Several shares that, at least double its price, from my memory -- DSONIC, INARI, TNLOGIS, MYEG, PWROOT, HOMERIZ, NAIM, PRLEXUS, HLCAP, HUAYANG etc.
Even not doubling the share price, a lot of share can grow >26% a year, providing that you know how to sell -- MMODE, REDTONE, INSAS, MAGNI, OLDTOWN, AEONCR, SBCCORP etc.
But how could I struggle to achieve my aim?
I still remember, right after GE13, construction shares fly like angels. While I am holding 100% cash, it is really not a good feeling, and my weakness are totally reflected in the stock market. After 1 week of GE13, the construction shares still kept rising, I really cannot tahan (stand), I all in GAMUDA-WD -- a very rash deicsion, without looking at the chart, volume, without even queuing, directly buy from seller. This is in contrast what I used to do -- always find a safe entry price. The market has made me to lose control.
I went in 13 May, then sell on 14 May, making a profit of just 0.5%. Why would I be so impatience while I can earn 15% if I sell a week later? I just want the share I bought to fly INSTANTLY, because, deep in my mind, I have "lost" 1 week of earning from 6 May to 13 May, so I would like this to be COMPENSATED IMMEDIATELY. That was the beginning of my mistake. I couldn't wait even if it is just one day. In my mind, I want to find something to recover my "loss" during 6-13 May. Thinking back, that thought was HORRIBLE. All decisions are made emotionally.
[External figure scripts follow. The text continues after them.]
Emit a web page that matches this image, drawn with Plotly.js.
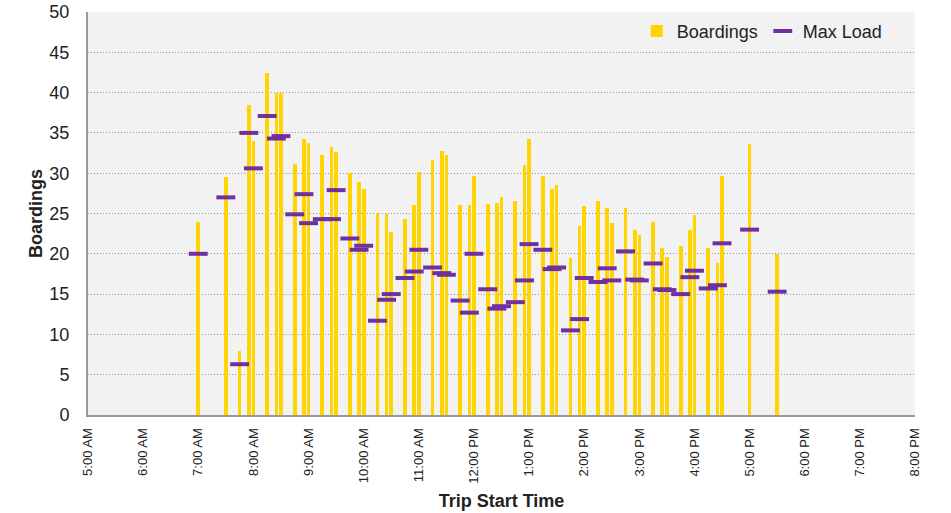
<!DOCTYPE html>
<html><head><meta charset="utf-8">
<script src="https://cdn.plot.ly/plotly-3.0.1.min.js"></script>
<style>html,body{margin:0;padding:0;background:#fff;}#chart{width:951px;height:513px;}</style>
</head><body><div id="chart"></div>
<script>
var tripTimes = ["07:00","07:30","07:45","07:55","08:00","08:15","08:25","08:30","08:45","08:55",
  "09:00","09:15","09:25","09:30","09:45","09:55","10:00","10:15","10:25","10:30",
  "10:45","10:55","11:00","11:15","11:25","11:30","11:45","11:55","12:00","12:15",
  "12:25","12:30","12:45","12:55","13:00","13:15","13:25","13:30","13:45","13:55",
  "14:00","14:15","14:25","14:30","14:45","14:55","15:00","15:15","15:25","15:30",
  "15:45","15:55","16:00","16:15","16:25","16:30","17:00","17:30"];
var boardings = [24,29.5,8,38.5,34,42.4,40,40,31.1,34.2,
  33.7,32.2,33.2,32.6,30,28.9,28,25.1,24.9,22.7,
  24.3,26,30.2,31.6,32.7,32.2,26,26,29.7,26.2,
  26.3,27,26.6,31,34.2,29.6,28,28.5,19.5,23.5,
  25.9,26.5,25.7,23.8,25.7,23,22.3,24,20.7,19.6,
  21,22.9,24.8,20.7,18.9,29.6,33.6,20];
var maxLoad = [20,27,6.3,35,30.6,37.1,34.3,34.6,24.9,27.4,
  23.8,24.3,24.3,27.9,21.9,20.5,21,11.7,14.3,15,
  17,17.8,20.5,18.3,17.6,17.4,14.2,12.7,20,15.6,
  13.2,13.5,14,16.7,21.2,20.5,18.1,18.3,10.5,11.9,
  17,16.5,18.2,16.7,20.3,16.8,16.7,18.8,15.6,15.5,
  15,17.1,17.9,15.7,16.1,21.3,23,15.3];
var tickHours = ["05:00","06:00","07:00","08:00","09:00","10:00","11:00","12:00","13:00","14:00","15:00","16:00","17:00","18:00","19:00","20:00"];

var day = "2020-01-01 ";
var xs = tripTimes.map(function(t){return day+t;});
var FONT = '"Liberation Sans Narrow", "Arial Narrow", "Liberation Sans", Arial, sans-serif';

var traces = [
  {type:'bar', name:'Boardings', x:xs, y:boardings, width:240000,
   marker:{color:'#FFD400', line:{width:0}}},
  {type:'scatter', mode:'markers', name:'Max Load', x:xs, y:maxLoad,
   marker:{symbol:'line-ew', size:13.5, color:'#7030A0', line:{color:'#7030A0', width:4}}}
];

var layout = {
  width:951, height:513,
  margin:{l:88, r:36, t:12, b:98},
  paper_bgcolor:'#ffffff', plot_bgcolor:'#F2F2F2',
  font:{family:FONT, size:18, color:'#222'},
  showlegend:true,
  legend:{orientation:'h', x:0.967, xanchor:'right', y:0.998, yanchor:'top',
    bgcolor:'rgba(0,0,0,0)', font:{family:FONT, size:18, color:'#222'}, itemwidth:30, traceorder:'normal'},
  bargap:0,
  xaxis:{type:'date', range:[day+"05:00", day+"20:00"], tickvals:tickHours.map(function(t){return day+t;}),
    tickformat:'%-I:%M %p', tickangle:-90, showgrid:false, zeroline:false,
    showline:true, linecolor:'#999999', linewidth:2, ticks:'', ticklabelstandoff:6,
    tickfont:{family:FONT, size:13, color:'#222'},
    title:{text:'Trip Start Time', font:{family:FONT, size:18, color:'#222', weight:'bold'}, standoff:12}},
  yaxis:{range:[0,50], tickvals:[0,5,10,15,20,25,30,35,40,45,50], showgrid:true, gridcolor:'#9A9A9A',
    griddash:'1px,2px', gridwidth:1, zeroline:false, showline:true, linecolor:'#999999', linewidth:2,
    ticks:'', ticklabelstandoff:13, tickfont:{family:FONT, size:18, color:'#222'},
    title:{text:'Boardings', font:{family:FONT, size:18, color:'#222', weight:'bold'}, standoff:2}}
};
Plotly.newPlot('chart', traces, layout, {displayModeBar:false, staticPlot:true});
</script></body></html>
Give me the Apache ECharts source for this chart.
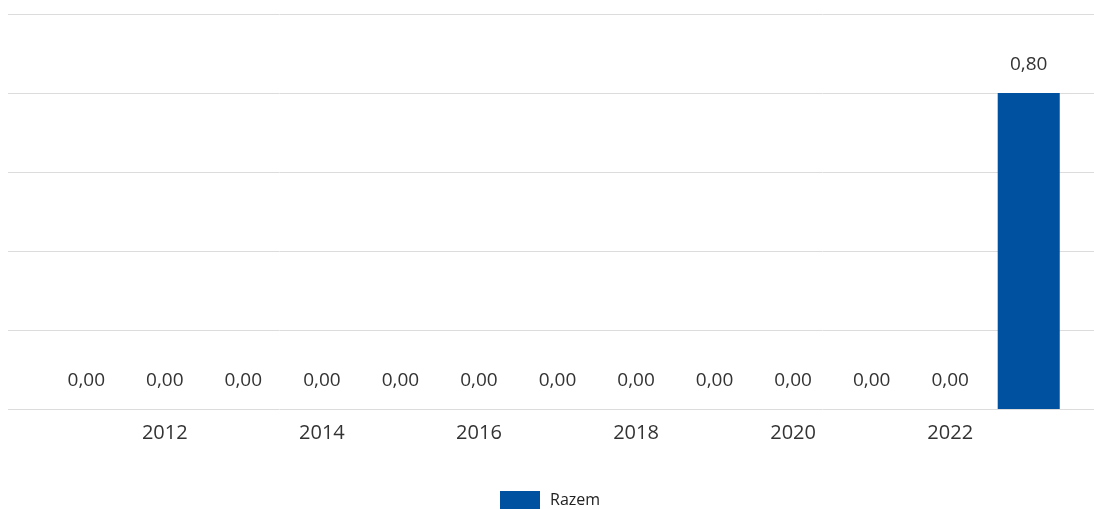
<!DOCTYPE html>
<html>
<head>
<meta charset="utf-8">
<script src="https://cdn.jsdelivr.net/npm/echarts@6/dist/echarts.min.js"></script>
<style>
  html, body { margin: 0; padding: 0; background: #fff; }
  #chart { width: 1094px; height: 510px; }
</style>
</head>
<body>
<div id="chart"></div>
<script>
// dane
const years = ['2011', '2012', '2013', '2014', '2015', '2016', '2017', '2018', '2019', '2020', '2021', '2022', '2023'];
const razem = [0, 0, 0, 0, 0, 0, 0, 0, 0, 0, 0, 0, 0.8];
const seriesName = 'Razem';

const chart = echarts.init(document.getElementById('chart'));

const fontFamily = '"Open Sans", "Noto Sans", sans-serif';

const option = {
    textStyle: { fontFamily: fontFamily },
    legend: {
        data: [seriesName],
        top: 486,
        left: 495,
        icon: 'rect',
        itemWidth: 40,
        itemHeight: 18,
        textStyle: { fontSize: 16, color: '#222', fontFamily: fontFamily, padding: [0, 0, 0, 5] }
    },
    grid: [
        // siatka na całą szerokość (tylko linie pomocnicze)
        { left: 8, right: 0, top: 14, bottom: 101 },
        // słupki
        { left: 47, right: 26, top: 14, bottom: 101 }
    ],
    xAxis: [
        { gridIndex: 0, type: 'value', show: false },
        {
            gridIndex: 1,
            type: 'category',
            data: years,
            axisLine: { show: false },
            axisTick: { show: false },
            axisLabel: {
                interval: function (index) { return index % 2 === 1; },
                margin: 14,
                fontSize: 20,
                color: '#333',
                fontFamily: fontFamily
            }
        }
    ],
    yAxis: [
        {
            gridIndex: 0,
            type: 'value',
            min: 0,
            max: 1,
            interval: 0.2,
            axisLabel: { show: false },
            axisLine: { show: false },
            axisTick: { show: false },
            splitLine: { lineStyle: { color: '#dcdcdc', width: 1 } }
        },
        {
            gridIndex: 1,
            type: 'value',
            min: 0,
            max: 1,
            interval: 0.2,
            show: false,
            splitLine: { show: false }
        }
    ],
    series: [
        {
            name: seriesName,
            type: 'bar',
            xAxisIndex: 1,
            yAxisIndex: 1,
            data: razem,
            barWidth: '79%',
            itemStyle: { color: '#0052a1' },
            label: {
                show: true,
                position: 'top',
                distance: 19,
                fontSize: 19,
                color: '#333',
                fontFamily: fontFamily,
                formatter: function (p) { return p.value.toFixed(2).replace('.', ','); }
            }
        }
    ]
};

chart.setOption(option);
</script>
</body>
</html>
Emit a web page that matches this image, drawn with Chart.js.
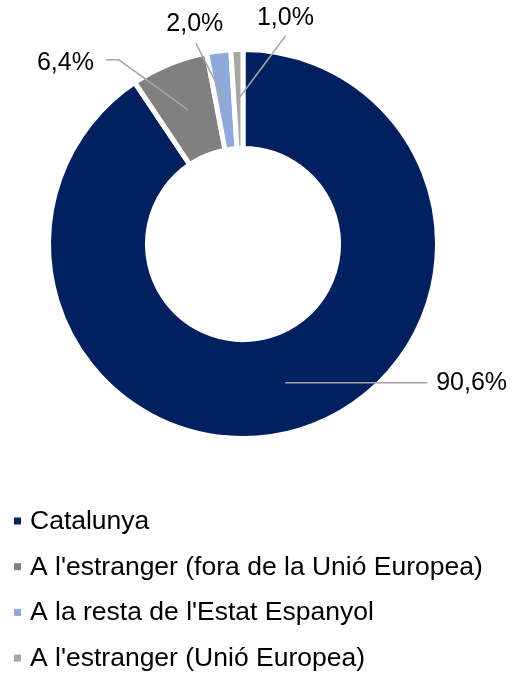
<!DOCTYPE html>
<html>
<head>
<meta charset="utf-8">
<style>
  html, body { margin: 0; padding: 0; background: #fff; }
</style>
<script src="https://cdn.jsdelivr.net/npm/chart.js"></script>
</head>
<body>
<canvas id="grafic" width="523" height="676"></canvas>
<script>
const categories = ["Catalunya", "A l'estranger (fora de la Unió Europea)", "A la resta de l'Estat Espanyol", "A l'estranger (Unió Europea)"];
const percentatges = [90.6, 6.4, 2.0, 1.0];
const etiquetes = ["90,6%", "6,4%", "2,0%", "1,0%"];
const colors = ["#002060", "#808080", "#8EA9DB", "#A6A6A6"];

// posicio de cada etiqueta respecte al centre del sector
const guies = [
  { linia: [[142, 0]], text: [151, 0], align: "left" },
  { linia: [[-69, -50], [-82, -50]], text: [-94, -47], align: "right" },
  { linia: [[-29, -57]], text: [-30, -76], align: "center" },
  { linia: [[47, -63]], text: [47, -81], align: "center" }
];

const font = "'Liberation Sans', Arial, sans-serif";

const etiquetesPlugin = {
  id: "etiquetes",
  afterDraw(chart) {
    const ctx = chart.ctx;
    const meta = chart.getDatasetMeta(0);
    ctx.save();
    meta.data.forEach((arc, i) => {
      const p = arc.getCenterPoint();
      const g = guies[i];
      ctx.strokeStyle = "#A6A6A6";
      ctx.lineWidth = 1.5;
      ctx.beginPath();
      ctx.moveTo(p.x, p.y);
      g.linia.forEach(([dx, dy]) => ctx.lineTo(p.x + dx, p.y + dy));
      ctx.stroke();
      ctx.fillStyle = "#000";
      ctx.font = "25px " + font;
      ctx.textAlign = g.align;
      ctx.textBaseline = "middle";
      ctx.fillText(etiquetes[i], p.x + g.text[0], p.y + g.text[1]);
    });

    // llegenda (text una mica eixamplat, com a l'original)
    ctx.font = "25px " + font;
    ctx.textAlign = "left";
    ctx.textBaseline = "middle";
    categories.forEach((c, i) => {
      const y = 521 + i * 45.7;
      ctx.fillStyle = colors[i];
      ctx.fillRect(14, y - 3.5, 7, 7);
      ctx.fillStyle = "#000";
      ctx.save();
      ctx.translate(30, y + 1);
      ctx.scale(1.06, 1);
      ctx.fillText(c, 0, 0);
      ctx.restore();
    });
    ctx.restore();
  }
};

new Chart(document.getElementById("grafic"), {
  type: "doughnut",
  data: {
    labels: categories,
    datasets: [{
      data: percentatges,
      backgroundColor: colors,
      borderColor: "#fff",
      borderWidth: 5,
      radius: 194.5,
      cutout: 98.5
    }]
  },
  options: {
    responsive: false,
    devicePixelRatio: 1,
    animation: false,
    layout: { padding: { left: 40, right: 77, top: 40, bottom: 228 } },
    plugins: {
      legend: { display: false },
      tooltip: { enabled: false }
    }
  },
  plugins: [etiquetesPlugin]
});
</script>
</body>
</html>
What if the market just crash at that time?
Following that, I kept on hantam (i.e. all in), changing from share to share, to seek for "compensation", of what I thought I SHOULD HAVE EARNED. That made me lost EVEN MORE. Not only a loss in terms of capital, but the directional loss in stock market as well. What ever experienced that I learned previously was completely forgotten.